Embora esquecido como artista, ele carrega a certeza de que teve uma trajetória rica em sua simplicidade e muito bem vivida, apesar do anonimato. (Especial para o JP)

Onde achar 'Cuba Vai Lançar'

O CD ‘Cuba Vai Lançar’ pode ser encontrado na loja Raydiscos, no Centro de Campina Grande, por cerca de R$ 15,00. João Gonçalves prefere manter os formatos tradicionais de divulgação do seu trabalho, utilizando as rádios locais para que o público possa acompanhar sua carreira, mas alguns sucessos do compositor estão disponíveis também no YouTube.

Resistência e bom humor para driblar a Ditadura

Durante a sua vasta trajetória, o cantor e compositor João Gonçalves vivenciou momentos de tensões marcados pela intolerância, preconceito e censura em razão das suas composições de duplo sentido.
O mais difícil deles foi na época da Ditadura Militar, período em que foi proibido de cantar seus maiores sucessos. Durante o regime, ele encaminhava cerca de 30 composições para a censura na esperança de ter, ao menos, uma delas liberada para shows. Mas às vezes, nem isso conseguia.

Um caso desses ocorreu com a famosa 'Pescaria em Boqueirão', que ficou censurada por dois anos. “Eu estava em um show na Festa das Neves, em João Pessoa, e cantei essa música. No fim da minha apresentação, um rapaz pediu para que eu assinasse um papel e eu fiquei muito lisonjeado pensando que ele estava me pedindo um autógrafo. Até o cumprimentei!
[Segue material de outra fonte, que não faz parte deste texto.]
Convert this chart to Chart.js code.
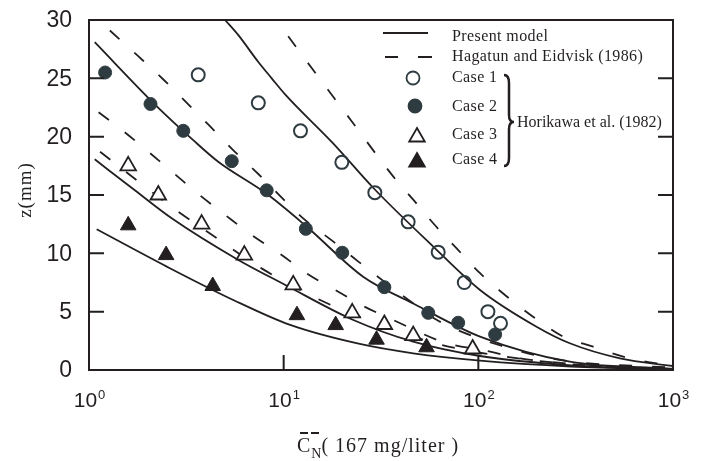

Mas na verdade, era uma intimação para que eu comparecesse à Delegacia da Polícia Federal”, contou, entre risos, ao recordar o episódio.
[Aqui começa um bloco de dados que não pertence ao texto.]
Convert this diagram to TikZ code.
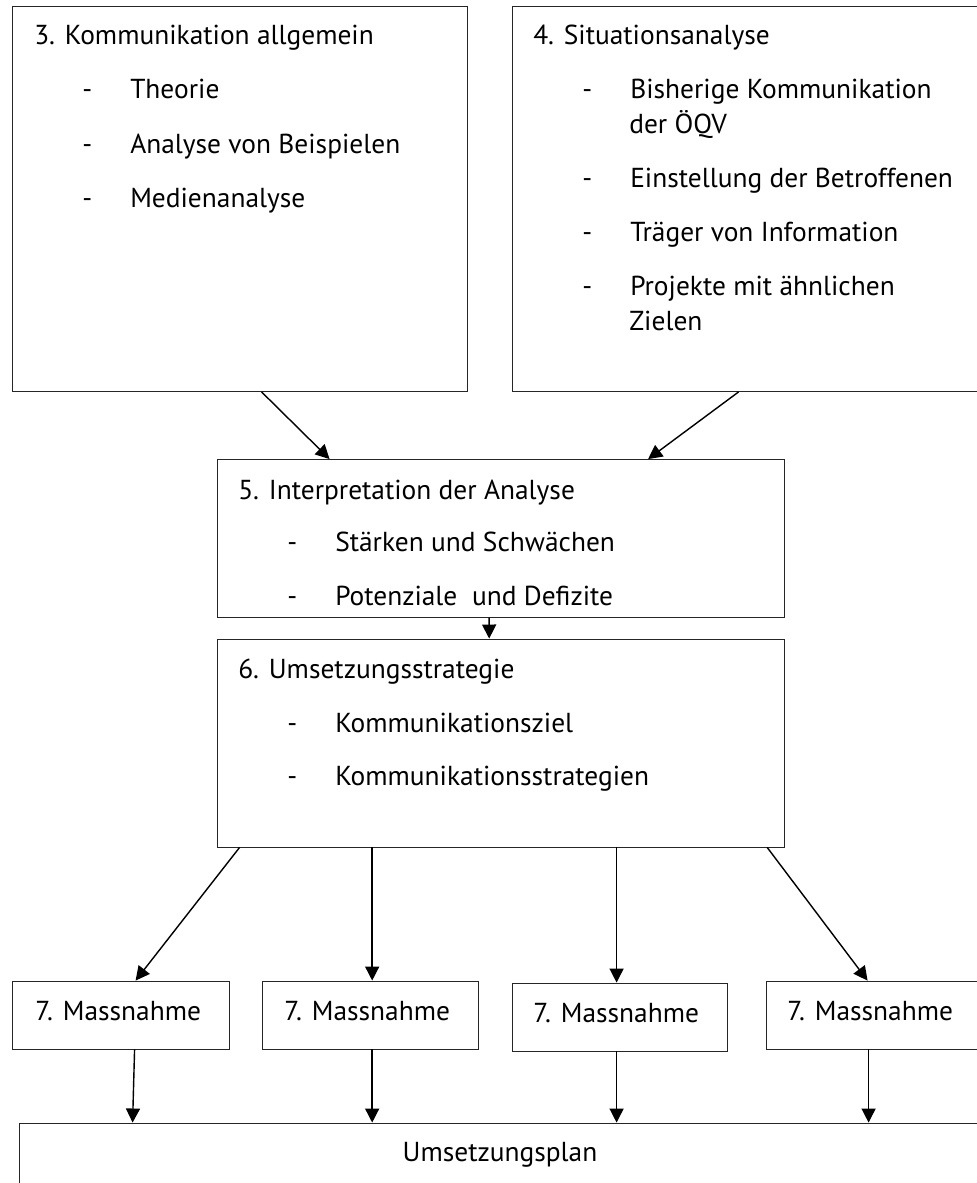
\documentclass[tikz,border=0pt]{standalone}
\usepackage{fontspec}
\setmainfont{PT Sans}
\usetikzlibrary{arrows.meta, fit, calc}

\tikzset{
  box/.style={draw=black!85, line width=0.6pt, inner sep=0pt},
  txt/.style={anchor=base west, inner sep=0pt, font=\fontsize{19.5}{23}\selectfont},
  arr/.style={-{Triangle[length=10pt,width=10pt]}, line width=1pt},
}
\newcommand{\dashitem}[1]{\makebox[1.2cm][l]{-}#1}

\begin{document}
\begin{tikzpicture}[x=0.025cm, y=-0.025cm]
    \useasboundingbox (0,0) rectangle (977,1183);  % Fixes the page size
    \clip (0,0) rectangle (977,1183);  % Cuts off the boxes at the right edge
    % the boxes
    \node[box, fit={(12.7,6.7) (467,391.5)}] (komm) {};
    \node[box, fit={(512,6.7) (995,391.5)}] (situ) {};
    \node[box, fit={(217.5,459.5) (784,617.3)}] (interp) {};
    \node[box, fit={(217,639) (784,847)}] (strat) {};
    \node[box, fit={(12.7,981) (229,1049)}] (mass1) {};
    \node[box, fit={(262,981) (478.5,1049)}] (mass2) {};
    \node[box, fit={(512,983) (727,1051)}] (mass3) {};
    \node[box, fit={(766,981) (995,1049)}] (mass4) {};
    \node[box, fit={(19,1123) (995,1230)}] (plan) {};
    % texts of box 3
    \node[txt] (kommT) at (34,45) {3. Kommunikation allgemein};
    \node[txt] (kommA) at (82,98) {\dashitem{Theorie}};
    \node[txt] (kommB) at (82,153) {\dashitem{Analyse von Beispielen}};
    \node[txt] (kommC) at (82,207) {\dashitem{Medienanalyse}};
    % texts of box 4
    \node[txt] (situT) at (533,45) {4. Situationsanalyse};
    \node[txt] (situA) at (582,98) {\dashitem{Bisherige Kommunikation}};
    \node[txt] (situA2) at (629,133) {der ÖQV};
    \node[txt] (situB) at (582,187) {\dashitem{Einstellung der Betroffenen}};
    \node[txt] (situC) at (582,241) {\dashitem{Träger von Information}};
    \node[txt] (situD) at (582,295) {\dashitem{Projekte mit ähnlichen}};
    \node[txt] (situD2) at (629,330) {Zielen};
    % texts of box 5 and 6
    \node[txt] (interpT) at (238,499) {5. Interpretation der Analyse};
    \node[txt] (interpA) at (287,551) {\dashitem{Stärken und Schwächen}};
    \node[txt] (interpB) at (287,605) {\dashitem{Potenziale~ und Defizite}};
    \node[txt] (stratT) at (238,678) {6. Umsetzungsstrategie};
    \node[txt] (stratA) at (287,732) {\dashitem{Kommunikationsziel}};
    \node[txt] (stratB) at (287,785) {\dashitem{Kommunikationsstrategien}};
    % texts of the bottom boxes
    \node[txt] (mass1T) at (35,1020) {7. Massnahme};
    \node[txt] (mass2T) at (284,1020) {7. Massnahme};
    \node[txt] (mass3T) at (533,1022) {7. Massnahme};
    \node[txt] (mass4T) at (787,1020) {7. Massnahme};
    \node[txt, anchor=base] (planT) at (500,1161) {Umsetzungsplan};
    % arrows
    \draw[arr] ($(komm.south west)+(249.3,0)$) -- ($(interp.north west)+(112.5,0)$);
    \draw[arr] ($(situ.south west)+(227,0)$) -- ($(interp.north west)+(431,0)$);
    \draw[arr] ($(interp.south west)+(272,0)$) -- ($(strat.north west)+(272.6,0)$);
    \draw[arr] ($(strat.south west)+(23,0)$) -- ($(mass1.north west)+(123.3,0)$);
    \draw[arr] ($(strat.south west)+(155.6,0)$) -- ($(mass2.north west)+(110.6,0)$);
    \draw[arr] ($(strat.south west)+(400,0)$) -- ($(mass3.north west)+(105,0)$);
    \draw[arr] ($(strat.south west)+(550.6,0)$) -- ($(mass4.north west)+(102,0)$);
    \draw[arr] ($(mass1.south west)+(122.3,0)$) -- ($(plan.north west)+(114,0)$);
    \draw[arr] ($(mass2.south west)+(110.6,0)$) -- ($(plan.north west)+(353.6,0)$);
    \draw[arr] ($(mass3.south west)+(105,0)$) -- ($(plan.north west)+(598,0)$);
    \draw[arr] ($(mass4.south west)+(103,0)$) -- ($(plan.north west)+(850,0)$);
\end{tikzpicture}
\end{document}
Em depoimento ao delegado, ele conta à reportagem que foi tão espontâneo que acabou fazendo amizades na polícia, mas isso não o impediu de ser perseguido em outras circunstâncias. “Depois, eu fui para Cajazeiras e o público começou a pedir ‘Pescaria em Boqueirão’ sem parar. Eu mandei dar a introdução e na hora do refrão, ficava calado, deixava que só o público cantasse. Com isso, consegui escapar de novo”, relembra João, que entre uma artimanha e outra conseguiu sobreviver à Ditadura Militar sem nenhum histórico de prisões.

Mesmo com todas essas estratégias, o artista ainda foi alvo de muitas injustiças. Seu nome já era marcado pela censura, que só de ver sua assinatura em uma canção, tornava-a proibida. Por conta disso, ele compunha e colocava o nome da esposa Maria da Glória Sousa para driblar o Regime Militar. Ele destaca que apesar das dificuldades, esse processo aguçava sua imaginação.

Com a abertura democrática, João avalia que o duplo sentido ficou adormecido e que as músicas com "pornografias explícitas" passaram a fazer muito sucesso, mas que ainda assim há espaço para uma dubiedade feita de forma criativa.